§ **GIVEN PROBLEM**
Leaving out the pictures, retype the lines from the beginning of the listing through the line containing "const durations = [90, 133, 114, 13.4, 0.56, 0.112];".
═══ DATASET CONTENT ═══
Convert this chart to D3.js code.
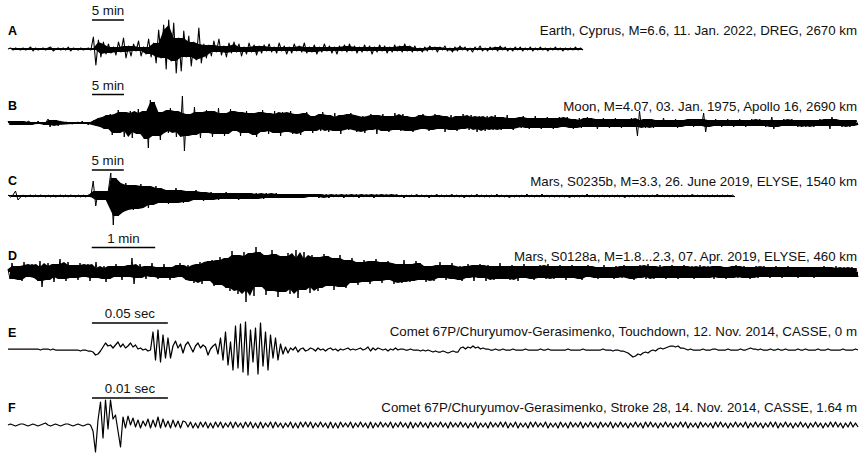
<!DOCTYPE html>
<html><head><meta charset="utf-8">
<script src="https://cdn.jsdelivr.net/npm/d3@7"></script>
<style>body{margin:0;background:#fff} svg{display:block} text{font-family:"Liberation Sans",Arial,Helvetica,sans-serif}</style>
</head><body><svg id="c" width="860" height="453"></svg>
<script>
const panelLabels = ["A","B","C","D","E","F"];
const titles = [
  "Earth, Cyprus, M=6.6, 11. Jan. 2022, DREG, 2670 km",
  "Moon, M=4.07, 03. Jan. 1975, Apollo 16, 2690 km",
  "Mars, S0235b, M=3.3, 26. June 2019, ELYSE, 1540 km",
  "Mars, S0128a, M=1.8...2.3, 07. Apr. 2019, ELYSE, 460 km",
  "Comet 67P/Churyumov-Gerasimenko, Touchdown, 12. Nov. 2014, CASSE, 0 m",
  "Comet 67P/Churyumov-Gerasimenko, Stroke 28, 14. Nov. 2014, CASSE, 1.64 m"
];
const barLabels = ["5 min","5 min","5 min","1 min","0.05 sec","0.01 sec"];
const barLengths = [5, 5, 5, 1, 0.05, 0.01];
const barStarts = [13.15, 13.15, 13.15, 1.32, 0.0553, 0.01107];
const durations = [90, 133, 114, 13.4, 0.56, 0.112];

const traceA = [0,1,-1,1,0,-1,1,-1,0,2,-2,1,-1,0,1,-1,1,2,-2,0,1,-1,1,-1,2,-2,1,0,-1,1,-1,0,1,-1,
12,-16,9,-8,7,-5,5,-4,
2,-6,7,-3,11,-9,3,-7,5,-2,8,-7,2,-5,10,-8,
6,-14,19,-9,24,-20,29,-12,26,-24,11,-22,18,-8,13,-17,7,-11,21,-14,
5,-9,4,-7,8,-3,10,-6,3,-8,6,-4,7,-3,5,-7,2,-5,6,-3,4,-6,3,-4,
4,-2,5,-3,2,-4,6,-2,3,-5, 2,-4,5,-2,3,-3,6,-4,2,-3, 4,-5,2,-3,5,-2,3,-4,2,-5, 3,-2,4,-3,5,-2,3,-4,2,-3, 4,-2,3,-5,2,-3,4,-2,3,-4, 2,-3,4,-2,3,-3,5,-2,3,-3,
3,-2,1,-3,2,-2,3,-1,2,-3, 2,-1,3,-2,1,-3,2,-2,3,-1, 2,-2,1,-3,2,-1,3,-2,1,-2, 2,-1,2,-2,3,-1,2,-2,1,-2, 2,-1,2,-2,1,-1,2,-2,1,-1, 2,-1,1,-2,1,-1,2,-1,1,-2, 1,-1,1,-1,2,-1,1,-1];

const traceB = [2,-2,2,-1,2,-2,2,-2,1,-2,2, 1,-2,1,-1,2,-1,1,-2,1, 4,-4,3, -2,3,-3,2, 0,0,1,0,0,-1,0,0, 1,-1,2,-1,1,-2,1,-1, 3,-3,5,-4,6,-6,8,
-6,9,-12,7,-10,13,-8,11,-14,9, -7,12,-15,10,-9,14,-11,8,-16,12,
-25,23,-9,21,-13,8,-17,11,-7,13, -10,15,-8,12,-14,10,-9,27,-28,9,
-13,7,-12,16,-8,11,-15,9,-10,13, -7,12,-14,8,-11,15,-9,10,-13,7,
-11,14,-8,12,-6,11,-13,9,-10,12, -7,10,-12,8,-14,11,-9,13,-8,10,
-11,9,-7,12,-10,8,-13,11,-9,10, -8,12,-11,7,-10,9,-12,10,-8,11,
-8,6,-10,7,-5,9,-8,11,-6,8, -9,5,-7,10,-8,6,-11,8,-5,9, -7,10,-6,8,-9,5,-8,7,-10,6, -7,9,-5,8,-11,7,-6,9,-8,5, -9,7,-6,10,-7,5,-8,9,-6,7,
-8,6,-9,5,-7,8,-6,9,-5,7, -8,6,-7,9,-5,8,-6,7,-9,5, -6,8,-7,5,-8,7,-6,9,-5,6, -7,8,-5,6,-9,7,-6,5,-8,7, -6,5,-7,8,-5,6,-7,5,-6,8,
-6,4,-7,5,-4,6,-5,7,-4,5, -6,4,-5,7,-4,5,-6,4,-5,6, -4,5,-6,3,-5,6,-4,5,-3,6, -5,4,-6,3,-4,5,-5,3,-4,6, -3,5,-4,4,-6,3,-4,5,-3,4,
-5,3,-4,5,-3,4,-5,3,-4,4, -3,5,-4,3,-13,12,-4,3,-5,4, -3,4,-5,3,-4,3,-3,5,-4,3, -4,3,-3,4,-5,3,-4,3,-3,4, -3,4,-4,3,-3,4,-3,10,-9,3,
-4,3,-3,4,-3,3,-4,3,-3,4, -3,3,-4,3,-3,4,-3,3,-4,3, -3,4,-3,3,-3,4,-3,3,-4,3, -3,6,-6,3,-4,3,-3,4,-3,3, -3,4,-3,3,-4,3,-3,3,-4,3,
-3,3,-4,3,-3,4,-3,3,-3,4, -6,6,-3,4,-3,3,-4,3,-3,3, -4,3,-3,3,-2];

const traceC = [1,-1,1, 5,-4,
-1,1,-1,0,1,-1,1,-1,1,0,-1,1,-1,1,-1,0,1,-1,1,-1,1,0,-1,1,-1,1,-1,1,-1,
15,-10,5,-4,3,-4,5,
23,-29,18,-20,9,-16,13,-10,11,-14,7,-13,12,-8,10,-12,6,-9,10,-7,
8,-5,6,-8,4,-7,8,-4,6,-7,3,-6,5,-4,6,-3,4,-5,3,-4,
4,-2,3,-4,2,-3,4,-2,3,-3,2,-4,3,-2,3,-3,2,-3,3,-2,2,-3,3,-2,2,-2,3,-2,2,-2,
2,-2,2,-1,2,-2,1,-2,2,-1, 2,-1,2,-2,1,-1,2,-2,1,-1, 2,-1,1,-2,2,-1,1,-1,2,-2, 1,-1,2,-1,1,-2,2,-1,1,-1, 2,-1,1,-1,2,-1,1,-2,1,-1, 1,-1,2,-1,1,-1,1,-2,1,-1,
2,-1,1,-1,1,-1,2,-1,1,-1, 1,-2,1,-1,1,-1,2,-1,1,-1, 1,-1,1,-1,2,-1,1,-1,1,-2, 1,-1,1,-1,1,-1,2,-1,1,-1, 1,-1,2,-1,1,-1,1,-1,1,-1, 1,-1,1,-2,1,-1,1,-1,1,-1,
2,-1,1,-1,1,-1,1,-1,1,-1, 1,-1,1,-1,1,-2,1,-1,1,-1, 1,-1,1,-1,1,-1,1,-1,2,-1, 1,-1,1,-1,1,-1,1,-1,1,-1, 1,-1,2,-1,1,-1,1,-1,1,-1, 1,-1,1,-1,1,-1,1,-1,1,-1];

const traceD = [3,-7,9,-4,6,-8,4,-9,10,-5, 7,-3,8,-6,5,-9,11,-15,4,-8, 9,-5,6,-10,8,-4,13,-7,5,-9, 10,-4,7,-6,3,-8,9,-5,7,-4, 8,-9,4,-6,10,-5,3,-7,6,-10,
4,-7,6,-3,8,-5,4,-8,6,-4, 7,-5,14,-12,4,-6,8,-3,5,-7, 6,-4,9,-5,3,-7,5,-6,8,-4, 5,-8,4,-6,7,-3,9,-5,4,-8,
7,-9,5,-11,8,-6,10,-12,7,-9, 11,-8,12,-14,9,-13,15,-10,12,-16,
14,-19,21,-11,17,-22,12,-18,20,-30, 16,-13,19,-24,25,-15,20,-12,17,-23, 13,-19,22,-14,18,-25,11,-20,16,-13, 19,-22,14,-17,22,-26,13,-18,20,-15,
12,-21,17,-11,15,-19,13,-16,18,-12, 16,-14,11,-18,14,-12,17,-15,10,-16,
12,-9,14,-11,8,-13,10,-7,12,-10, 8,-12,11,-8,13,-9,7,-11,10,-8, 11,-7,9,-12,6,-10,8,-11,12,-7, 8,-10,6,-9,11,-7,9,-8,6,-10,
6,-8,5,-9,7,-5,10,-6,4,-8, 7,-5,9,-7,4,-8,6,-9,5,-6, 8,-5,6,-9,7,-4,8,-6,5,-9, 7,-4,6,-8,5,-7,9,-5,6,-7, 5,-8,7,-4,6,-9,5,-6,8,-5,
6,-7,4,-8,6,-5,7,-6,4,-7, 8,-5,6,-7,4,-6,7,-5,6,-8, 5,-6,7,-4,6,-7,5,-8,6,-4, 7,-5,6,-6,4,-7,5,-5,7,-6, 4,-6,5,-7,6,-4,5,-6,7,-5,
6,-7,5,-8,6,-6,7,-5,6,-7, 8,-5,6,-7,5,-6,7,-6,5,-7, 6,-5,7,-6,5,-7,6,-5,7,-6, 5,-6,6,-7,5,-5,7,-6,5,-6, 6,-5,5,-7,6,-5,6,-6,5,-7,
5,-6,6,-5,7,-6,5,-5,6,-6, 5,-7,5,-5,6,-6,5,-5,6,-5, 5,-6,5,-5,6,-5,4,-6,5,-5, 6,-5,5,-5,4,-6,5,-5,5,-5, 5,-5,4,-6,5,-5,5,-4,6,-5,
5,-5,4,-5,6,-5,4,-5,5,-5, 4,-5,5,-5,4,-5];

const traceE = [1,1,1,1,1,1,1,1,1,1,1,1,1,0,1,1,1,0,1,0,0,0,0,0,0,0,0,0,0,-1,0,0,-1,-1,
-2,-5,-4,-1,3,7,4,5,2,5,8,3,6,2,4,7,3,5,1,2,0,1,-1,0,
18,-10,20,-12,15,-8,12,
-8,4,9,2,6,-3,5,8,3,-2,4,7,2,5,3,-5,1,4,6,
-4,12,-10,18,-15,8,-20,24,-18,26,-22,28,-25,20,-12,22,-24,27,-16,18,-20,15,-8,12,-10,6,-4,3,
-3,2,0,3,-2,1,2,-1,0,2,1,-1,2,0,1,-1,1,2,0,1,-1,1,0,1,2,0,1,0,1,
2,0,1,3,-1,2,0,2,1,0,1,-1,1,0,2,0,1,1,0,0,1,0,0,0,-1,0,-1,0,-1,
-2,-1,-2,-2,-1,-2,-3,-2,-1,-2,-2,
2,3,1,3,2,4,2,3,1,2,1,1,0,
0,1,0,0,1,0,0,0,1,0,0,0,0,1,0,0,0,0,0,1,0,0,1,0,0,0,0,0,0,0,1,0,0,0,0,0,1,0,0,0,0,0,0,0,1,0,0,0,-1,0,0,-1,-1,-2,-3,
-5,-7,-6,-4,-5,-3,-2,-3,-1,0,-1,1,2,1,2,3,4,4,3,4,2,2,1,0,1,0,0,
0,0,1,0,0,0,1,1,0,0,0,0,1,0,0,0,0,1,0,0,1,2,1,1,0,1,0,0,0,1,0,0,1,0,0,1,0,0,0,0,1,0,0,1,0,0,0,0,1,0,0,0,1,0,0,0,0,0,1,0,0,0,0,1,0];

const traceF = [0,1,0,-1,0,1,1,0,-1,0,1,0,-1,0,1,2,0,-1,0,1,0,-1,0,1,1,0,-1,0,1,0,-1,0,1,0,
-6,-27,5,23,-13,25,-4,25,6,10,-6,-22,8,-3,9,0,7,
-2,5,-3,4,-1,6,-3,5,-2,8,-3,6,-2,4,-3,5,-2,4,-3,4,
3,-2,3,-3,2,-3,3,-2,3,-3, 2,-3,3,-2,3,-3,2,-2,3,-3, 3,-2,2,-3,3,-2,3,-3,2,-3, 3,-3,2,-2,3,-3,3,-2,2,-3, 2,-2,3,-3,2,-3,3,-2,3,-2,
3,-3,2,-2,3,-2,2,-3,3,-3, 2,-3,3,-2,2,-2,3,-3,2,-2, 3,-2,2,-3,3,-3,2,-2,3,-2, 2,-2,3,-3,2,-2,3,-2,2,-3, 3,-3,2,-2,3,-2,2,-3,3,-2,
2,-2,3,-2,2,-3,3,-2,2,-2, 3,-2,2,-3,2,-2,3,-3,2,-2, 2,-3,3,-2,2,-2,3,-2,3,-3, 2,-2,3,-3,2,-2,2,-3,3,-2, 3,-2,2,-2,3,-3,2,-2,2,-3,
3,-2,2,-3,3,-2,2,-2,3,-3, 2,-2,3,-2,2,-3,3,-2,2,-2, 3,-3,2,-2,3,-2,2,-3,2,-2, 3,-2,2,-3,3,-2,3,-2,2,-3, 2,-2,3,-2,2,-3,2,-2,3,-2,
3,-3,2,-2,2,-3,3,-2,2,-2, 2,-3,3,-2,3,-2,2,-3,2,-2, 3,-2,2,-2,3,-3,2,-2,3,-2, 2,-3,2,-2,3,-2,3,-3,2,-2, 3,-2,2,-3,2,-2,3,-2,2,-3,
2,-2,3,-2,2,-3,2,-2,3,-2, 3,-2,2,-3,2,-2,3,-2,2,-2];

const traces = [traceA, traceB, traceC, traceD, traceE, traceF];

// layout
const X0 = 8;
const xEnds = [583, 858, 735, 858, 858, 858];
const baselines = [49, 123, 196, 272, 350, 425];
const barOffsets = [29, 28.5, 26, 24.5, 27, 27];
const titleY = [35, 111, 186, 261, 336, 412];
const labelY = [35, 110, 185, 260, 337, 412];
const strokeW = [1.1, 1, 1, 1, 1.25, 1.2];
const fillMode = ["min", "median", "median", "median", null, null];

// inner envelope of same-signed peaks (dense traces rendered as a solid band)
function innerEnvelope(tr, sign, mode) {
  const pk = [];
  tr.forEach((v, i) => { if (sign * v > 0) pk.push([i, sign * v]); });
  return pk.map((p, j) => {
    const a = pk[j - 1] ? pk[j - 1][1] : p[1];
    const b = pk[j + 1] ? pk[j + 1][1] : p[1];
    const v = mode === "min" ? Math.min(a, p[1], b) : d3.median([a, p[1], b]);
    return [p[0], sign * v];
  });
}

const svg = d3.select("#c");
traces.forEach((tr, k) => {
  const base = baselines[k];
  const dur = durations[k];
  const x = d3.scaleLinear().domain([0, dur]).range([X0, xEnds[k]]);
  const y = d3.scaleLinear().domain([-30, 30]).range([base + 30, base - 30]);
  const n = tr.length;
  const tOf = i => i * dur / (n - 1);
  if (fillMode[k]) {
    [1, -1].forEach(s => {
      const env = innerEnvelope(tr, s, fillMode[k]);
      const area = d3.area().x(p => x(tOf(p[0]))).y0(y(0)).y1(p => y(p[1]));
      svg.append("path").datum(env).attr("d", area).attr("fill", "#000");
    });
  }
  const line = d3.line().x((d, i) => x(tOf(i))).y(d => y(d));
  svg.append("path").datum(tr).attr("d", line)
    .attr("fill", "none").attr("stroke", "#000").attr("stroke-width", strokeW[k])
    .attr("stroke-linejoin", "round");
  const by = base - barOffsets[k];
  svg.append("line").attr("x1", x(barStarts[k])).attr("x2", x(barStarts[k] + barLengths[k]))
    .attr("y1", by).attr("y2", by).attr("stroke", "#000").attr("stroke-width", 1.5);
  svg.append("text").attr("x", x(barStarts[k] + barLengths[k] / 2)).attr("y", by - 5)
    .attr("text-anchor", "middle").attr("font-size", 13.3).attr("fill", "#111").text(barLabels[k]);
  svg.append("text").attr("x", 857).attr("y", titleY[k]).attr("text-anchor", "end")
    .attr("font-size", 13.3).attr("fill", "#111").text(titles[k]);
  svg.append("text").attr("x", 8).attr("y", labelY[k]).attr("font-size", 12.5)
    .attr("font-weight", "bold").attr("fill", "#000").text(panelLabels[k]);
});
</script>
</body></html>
═══
§ **EXERCISE ANSWER**
Convert this chart to D3.js code.
<!DOCTYPE html>
<html><head><meta charset="utf-8">
<script src="https://cdn.jsdelivr.net/npm/d3@7"></script>
<style>body{margin:0;background:#fff} svg{display:block} text{font-family:"Liberation Sans",Arial,Helvetica,sans-serif}</style>
</head><body><svg id="c" width="860" height="453"></svg>
<script>
const panelLabels = ["A","B","C","D","E","F"];
const titles = [
  "Earth, Cyprus, M=6.6, 11. Jan. 2022, DREG, 2670 km",
  "Moon, M=4.07, 03. Jan. 1975, Apollo 16, 2690 km",
  "Mars, S0235b, M=3.3, 26. June 2019, ELYSE, 1540 km",
  "Mars, S0128a, M=1.8...2.3, 07. Apr. 2019, ELYSE, 460 km",
  "Comet 67P/Churyumov-Gerasimenko, Touchdown, 12. Nov. 2014, CASSE, 0 m",
  "Comet 67P/Churyumov-Gerasimenko, Stroke 28, 14. Nov. 2014, CASSE, 1.64 m"
];
const barLabels = ["5 min","5 min","5 min","1 min","0.05 sec","0.01 sec"];
const barLengths = [5, 5, 5, 1, 0.05, 0.01];
const barStarts = [13.15, 13.15, 13.15, 1.32, 0.0553, 0.01107];
const durations = [90, 133, 114, 13.4, 0.56, 0.112];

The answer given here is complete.